Conversely, there are two powerful arguments that China will not become democratic. First, China never has been democratic in thousands of years of history, and perhaps that history simply will continue.
Second, the middle to upper middle class is still a minority in China, and will stay so for a long time. A smaller country can build up in percentage terms a larger middle class, by exporting, than can a very large and populous country. There’s just not enough demand in global markets to elevate all or even most of the Chinese people, and so Chinese inequality likely will stay high, to the detriment of democratic forces.
In essence, many of the wealthier Chinese trust the Communist Party to look after their interests more than they trust elections.
Both of these arguments are wrong, although the final sentence I quoted is entirely accurate. Many affluent urban Chinese do not support democracy because they worry that it would turn the country over to the rural poor. Today.
Nonetheless, both of Tyler’s arguments are wrong:
1. The fact that China has thousands of years of non-democracy carries exactly zero weight, because all countries had thousands of years of non-democracy before becoming democratic. It’s simply not a “powerful argument”—it carries no weight. So the fact that East Asia is increasingly democratic is very relevant. Those East Asian democracies also had thousands of years of non-democracy before first becoming democratic.

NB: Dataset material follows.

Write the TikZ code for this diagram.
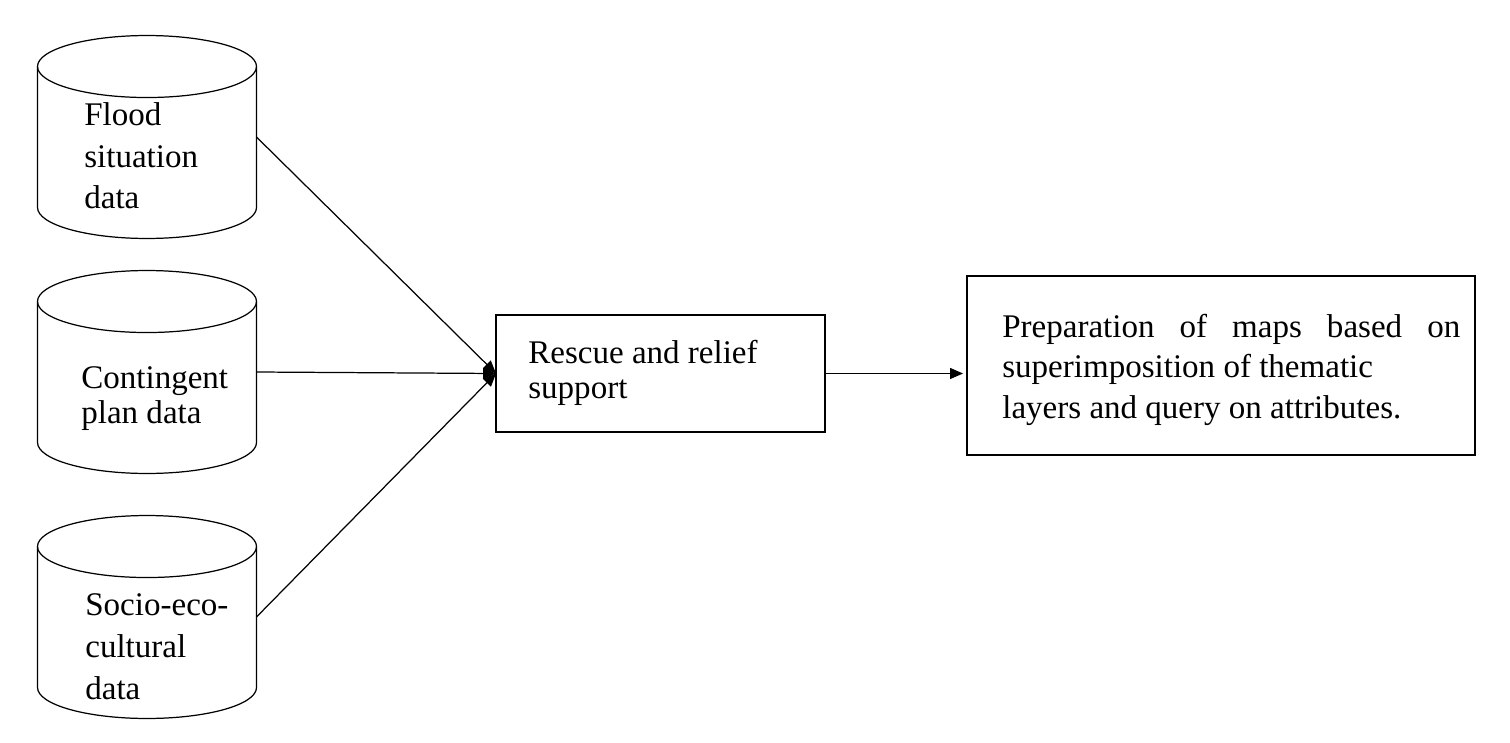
\documentclass[tikz,border=0pt]{standalone}
\usepackage{fontspec}
\setmainfont{Liberation Serif}
\usetikzlibrary{arrows.meta,positioning,calc}

\begin{document}
\begin{tikzpicture}[x=0.02cm,y=-0.02cm,
    dbcyl/.style={minimum width=4.38cm, minimum height=4.06cm, inner sep=0pt, outer sep=0pt},
    dbline/.style={line width=0.7pt},
    procbox/.style={draw, line width=0.7pt, rectangle, inner sep=0pt, outer sep=0pt},
    lbl/.style={font=\fontsize{18.8}{#1}\selectfont, align=left, inner sep=0pt, anchor=base west},
    flow/.style={line width=0.7pt, -{Triangle[length=0.26cm,width=0.22cm]}}]
  \useasboundingbox (0,0) rectangle (1510,743);

  % data stores
  \node[dbcyl] (flooddb) at (147,137) {};
  \node[dbcyl] (plandb) at (147,372) {};
  \node[dbcyl] (sociodb) at (147,617) {};
  \foreach \n in {flooddb,plandb,sociodb}{
    \draw[dbline] ($(\n.north west)+(0,31)$) -- ($(\n.south west)+(0,-31)$)
      arc[start angle=180, end angle=0, x radius=109.5, y radius=31]
      -- ($(\n.north east)+(0,31)$);
    \draw[dbline] ($(\n.north)+(0,31)$) ellipse (109.5 and 31);
  }
  \node[lbl=23.9pt] (floodtxt) at (84,209) {Flood\\situation\\data};
  \node[lbl=19.9pt] (plantxt) at (81,423) {Contingent\\plan data};
  \node[lbl=23.9pt] (sociotxt) at (85,699) {Socio-eco-\\cultural\\data};

  % processing boxes
  \node[procbox, minimum width=6.58cm, minimum height=2.34cm] (rescue) at (660.5,373.5) {};
  \node[procbox, minimum width=10.16cm, minimum height=3.58cm] (maps) at (1221,365.5) {};
  \node[lbl=19.9pt] (rescuetxt) at (528,398) {Rescue and relief\\support};
  \node[lbl=22.8pt] (mapstxt) at (1002,418)
    {\makebox[9.16cm][s]{Preparation of maps based on}\\superimposition of thematic\\layers and query on attributes.};

  % connectors
  \draw[flow] (flooddb.east) -- (rescue.west);
  \draw[flow] (plandb.east) -- (rescue.west);
  \draw[flow] (sociodb.east) -- (rescue.west);
  \draw[flow, shorten >=0.08cm] (rescue.east) -- (rescue.east -| maps.west);
\end{tikzpicture}
\end{document}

2. And it’s true that the middle and upper middle class are still a minority in China, but it is not true that things will stay that way for a very long time. China will be mostly middle class by 2050. A big issue in China today is the fact that working class wages are rising faster than professional white collar wages, and indeed are often higher. College grads complain that factory workers and construction workers make more than they do. And all wages are rising very fast.
In my view the relevant odds are as follows:
1. Odds of China becoming democratic: 95%
2. Odds of China never becoming democratic, and most of the rest of the democratic world reverting to authoritarianism: 4.99%
3. Odds of China never becoming democratic, but most of the rest of the developed world staying democratic: 0.01%
So if China really never does become democratic, the real story is that democracy will fade away in the rest of the world. It’s simply not plausible that we’d continue on for hundreds of thousands of years with China non-democratic and South Korea, Japan and Taiwan democratic. That’s not how things work. Something has to give.

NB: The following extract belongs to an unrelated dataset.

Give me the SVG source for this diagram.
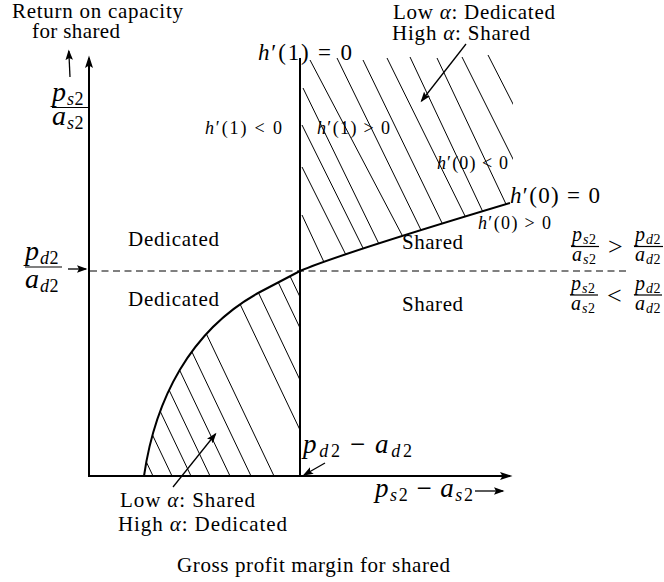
<svg xmlns="http://www.w3.org/2000/svg" width="664" height="582" viewBox="0 0 664 582">
<defs>
<style>
.t{font-family:"Liberation Serif","Times New Roman",serif;fill:#000;font-size:21px}
.i{font-style:italic}
.ax{stroke:#000;stroke-width:2;fill:none}
.ln{stroke:#000;stroke-width:1.3;fill:none}
.h{stroke:#000;stroke-width:1;fill:none}
.d{stroke:#000;stroke-width:1;stroke-dasharray:7 4.5;fill:none}
.cv{stroke:#000;stroke-width:2;fill:none}
.bar{stroke:#000;stroke-width:1.2}
</style>
<marker id="ah" markerUnits="userSpaceOnUse" markerWidth="13" markerHeight="9" refX="10" refY="4.5" orient="auto"><path d="M0,0.5 L12.5,4.5 L0,8.5 L2.5,4.5 z" fill="#000"/></marker>
<marker id="as" markerUnits="userSpaceOnUse" markerWidth="11" markerHeight="8" refX="9" refY="3.75" orient="auto"><path d="M0,0 L10.5,3.75 L0,7.5 L2,3.75 z" fill="#000"/></marker>
<clipPath id="cu"><path d="M298,0 L513,0 L513,203 L510,203 C420,230 330,258 300,271 Z"/></clipPath>
<clipPath id="cl"><path d="M144,476 C155,400 190,330 260,292 L300,271 L300,477 L144,477 Z"/></clipPath>
</defs>
<rect width="664" height="582" fill="#fff"/>

<g id="axes">
<line class="ax" x1="89" y1="477" x2="89" y2="58" marker-end="url(#ah)"/>
<line class="ax" x1="88" y1="476" x2="510" y2="476" marker-end="url(#ah)"/>
<line class="ax" x1="300" y1="58" x2="300" y2="476"/>
<line class="d" x1="90" y1="271" x2="630" y2="271"/>
</g>

<g id="hatch-upper" clip-path="url(#cu)">
<line class="h" x1="303" y1="88" x2="396.75" y2="280.5"/>
<line class="h" x1="302" y1="125" x2="378.25" y2="278.75"/>
<line class="h" x1="302" y1="167" x2="355.75" y2="274.5"/>
<line class="h" x1="302" y1="215" x2="328.25" y2="271.25"/>
<line class="h" x1="310" y1="60" x2="425" y2="278.75"/>
<line class="h" x1="337" y1="58" x2="440.75" y2="270.5"/>
<line class="h" x1="363" y1="60" x2="463" y2="266.25"/>
<line class="h" x1="387" y1="58" x2="487" y2="260.5"/>
<line class="h" x1="410" y1="57" x2="500" y2="248.25"/>
<line class="h" x1="437" y1="58" x2="522" y2="238"/>
<line class="h" x1="462" y1="57" x2="524.5" y2="182"/>
<line class="h" x1="488" y1="55" x2="518" y2="113.75"/>
</g>

<g id="hatch-lower" clip-path="url(#cl)">
<line class="h" x1="153" y1="476" x2="34" y2="226"/>
<line class="h" x1="172" y1="476" x2="53" y2="226"/>
<line class="h" x1="191" y1="476" x2="72" y2="226"/>
<line class="h" x1="210" y1="476" x2="91" y2="226"/>
<line class="h" x1="230" y1="476" x2="111" y2="226"/>
<line class="h" x1="251" y1="476" x2="132" y2="226"/>
<line class="h" x1="274" y1="476" x2="155" y2="226"/>
<line class="h" x1="300" y1="430" x2="190.5" y2="200"/>
<line class="h" x1="300" y1="380" x2="214.3" y2="200"/>
<line class="h" x1="300" y1="328" x2="239" y2="200"/>
<line class="h" x1="300" y1="297" x2="253.8" y2="200"/>
</g>

<g id="boundary">
<path class="cv" d="M144,476 C155,400 190,330 260,292 L300,271 C330,258 420,230 510,203"/>
</g>

<g id="connectors">
<line class="ln" x1="70" y1="77" x2="68.8" y2="51" marker-end="url(#as)"/>
<line class="ln" x1="68" y1="269" x2="86" y2="269" marker-end="url(#as)"/>
<line class="ln" x1="466" y1="44" x2="421.5" y2="101" marker-end="url(#as)"/>
<line class="ln" x1="173" y1="487" x2="215.5" y2="434" marker-end="url(#as)"/>
<line class="ln" x1="325" y1="463" x2="304" y2="475" marker-end="url(#as)"/>
<line class="ln" x1="475" y1="491" x2="503" y2="491" marker-end="url(#as)"/>
</g>

<g id="axis-labels">
<text class="t" x="12" y="18" textLength="171">Return on capacity</text>
<text class="t" x="32" y="38" textLength="88">for shared</text>
<text class="t" x="177" y="572" textLength="273">Gross profit margin for shared</text>
<text class="t" x="52" y="101" style="font-size:28px"><tspan class="i">p</tspan><tspan class="i" font-size="18" dx="1" dy="4">s</tspan><tspan font-size="18" dx="0.5">2</tspan></text>
<line class="bar" x1="52" y1="107.5" x2="88" y2="107.5"/>
<text class="t" x="52" y="125" style="font-size:28px"><tspan class="i">a</tspan><tspan class="i" font-size="18" dx="1" dy="4">s</tspan><tspan font-size="18" dx="0.5">2</tspan></text>
<text class="t" x="25" y="260" style="font-size:28px"><tspan class="i">p</tspan><tspan class="i" font-size="18" dx="1" dy="4">d</tspan><tspan font-size="18" dx="0.5">2</tspan></text>
<line class="bar" x1="25" y1="267" x2="62" y2="267"/>
<text class="t" x="25" y="288" style="font-size:28px"><tspan class="i">a</tspan><tspan class="i" font-size="18" dx="1" dy="4">d</tspan><tspan font-size="18" dx="0.5">2</tspan></text>
<text class="t" x="303" y="453" style="font-size:27px" textLength="109"><tspan class="i">p</tspan><tspan class="i" font-size="18" dy="4">d</tspan><tspan font-size="18">2</tspan><tspan dx="7" dy="-4">−</tspan><tspan class="i" dx="7">a</tspan><tspan class="i" font-size="18" dy="4">d</tspan><tspan font-size="18">2</tspan></text>
<text class="t" x="375" y="497" style="font-size:27px" textLength="98"><tspan class="i">p</tspan><tspan class="i" font-size="18" dy="4">s</tspan><tspan font-size="18">2</tspan><tspan dx="7" dy="-4">−</tspan><tspan class="i" dx="7">a</tspan><tspan class="i" font-size="18" dy="4">s</tspan><tspan font-size="18">2</tspan></text>
</g>

<g id="curve-labels">
<text class="t" x="258" y="60" style="font-size:23px" textLength="94"><tspan class="i">h</tspan>′(1) = 0</text>
<text class="t" x="510" y="203" style="font-size:23px" textLength="90"><tspan class="i">h</tspan>′(0) = 0</text>
<text class="t" x="205" y="134" style="font-size:18px" textLength="77"><tspan class="i">h</tspan>′(1) &lt; 0</text>
<text class="t" x="317" y="134" style="font-size:18px" textLength="73"><tspan class="i">h</tspan>′(1) &gt; 0</text>
<text class="t" x="437" y="169" style="font-size:18px" textLength="71"><tspan class="i">h</tspan>′(0) &lt; 0</text>
<text class="t" x="478" y="229" style="font-size:18px" textLength="73"><tspan class="i">h</tspan>′(0) &gt; 0</text>
</g>

<g id="region-labels">
<text class="t" x="128" y="246" textLength="91">Dedicated</text>
<text class="t" x="128" y="306" textLength="91">Dedicated</text>
<text class="t" x="402" y="249" textLength="61">Shared</text>
<text class="t" x="402" y="311" textLength="61">Shared</text>
<text class="t" x="393" y="19" textLength="162">Low <tspan class="i">α</tspan>: Dedicated</text>
<text class="t" x="392" y="40" textLength="138">High <tspan class="i">α</tspan>: Shared</text>
<text class="t" x="120" y="507" textLength="135">Low <tspan class="i">α</tspan>: Shared</text>
<text class="t" x="118" y="531" textLength="169">High <tspan class="i">α</tspan>: Dedicated</text>
</g>

<g id="ratio-labels">
<text class="t" x="572" y="241" style="font-size:20px"><tspan class="i">p</tspan><tspan class="i" font-size="14" dx="1" dy="3">s</tspan><tspan font-size="14" dx="0.5">2</tspan></text>
<line class="bar" x1="571" y1="246.5" x2="599" y2="246.5"/>
<text class="t" x="572" y="261" style="font-size:20px"><tspan class="i">a</tspan><tspan class="i" font-size="14" dx="1" dy="3">s</tspan><tspan font-size="14" dx="0.5">2</tspan></text>
<text class="t" x="608" y="255" style="font-size:26px">&gt;</text>
<text class="t" x="635" y="241" style="font-size:20px"><tspan class="i">p</tspan><tspan class="i" font-size="14" dx="1" dy="3">d</tspan><tspan font-size="14" dx="0.5">2</tspan></text>
<line class="bar" x1="634" y1="246.5" x2="663" y2="246.5"/>
<text class="t" x="635" y="261" style="font-size:20px"><tspan class="i">a</tspan><tspan class="i" font-size="14" dx="1" dy="3">d</tspan><tspan font-size="14" dx="0.5">2</tspan></text>

<text class="t" x="571" y="290" style="font-size:20px"><tspan class="i">p</tspan><tspan class="i" font-size="14" dx="1" dy="3">s</tspan><tspan font-size="14" dx="0.5">2</tspan></text>
<line class="bar" x1="570" y1="295" x2="598" y2="295"/>
<text class="t" x="571" y="310" style="font-size:20px"><tspan class="i">a</tspan><tspan class="i" font-size="14" dx="1" dy="3">s</tspan><tspan font-size="14" dx="0.5">2</tspan></text>
<text class="t" x="607" y="304" style="font-size:26px">&lt;</text>
<text class="t" x="635" y="290" style="font-size:20px"><tspan class="i">p</tspan><tspan class="i" font-size="14" dx="1" dy="3">d</tspan><tspan font-size="14" dx="0.5">2</tspan></text>
<line class="bar" x1="634" y1="295" x2="662" y2="295"/>
<text class="t" x="635" y="310" style="font-size:20px"><tspan class="i">a</tspan><tspan class="i" font-size="14" dx="1" dy="3">d</tspan><tspan font-size="14" dx="0.5">2</tspan></text>
</g>
</svg>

You can’t be pessimistic about China and optimistic about the world, at least in the very long run.
PS. Here’s China Daily, telling white collar workers to stop complaining that blue collar workers make more than they do:
Manual workers deserve the high wages they get
DATA ON AN employment exchange website show the average monthly income of construction workers in Chengdu, Sichuan province, was 8,300 yuan ($1,210) last year, with skilled bar benders, bricklayers, carpenters and painters earning more than 10,000 yuan. In contrast, the average monthly salary of clerks and secretaries was about 3,800 yuan. An article on youth.cn comments:
The huge income gap between blue-collar and white-collar workers may be surprising for many people. But manual workers’ incomes have been rising over the past few years because of the supply-demand law.
Each year, 7 million college graduates enter the job market, while the number of skilled laborers joining the workforce is much lower, because it takes years for a worker to become an expert in his/her field while clerks can learn their job in months.
If blue collar workers really are making $15,000/year, in a country with a much lower cost of living than the US, then I may be excessively conservative in my 2050 date for a majority of China being middle class. It’s coming faster than almost anyone imagined.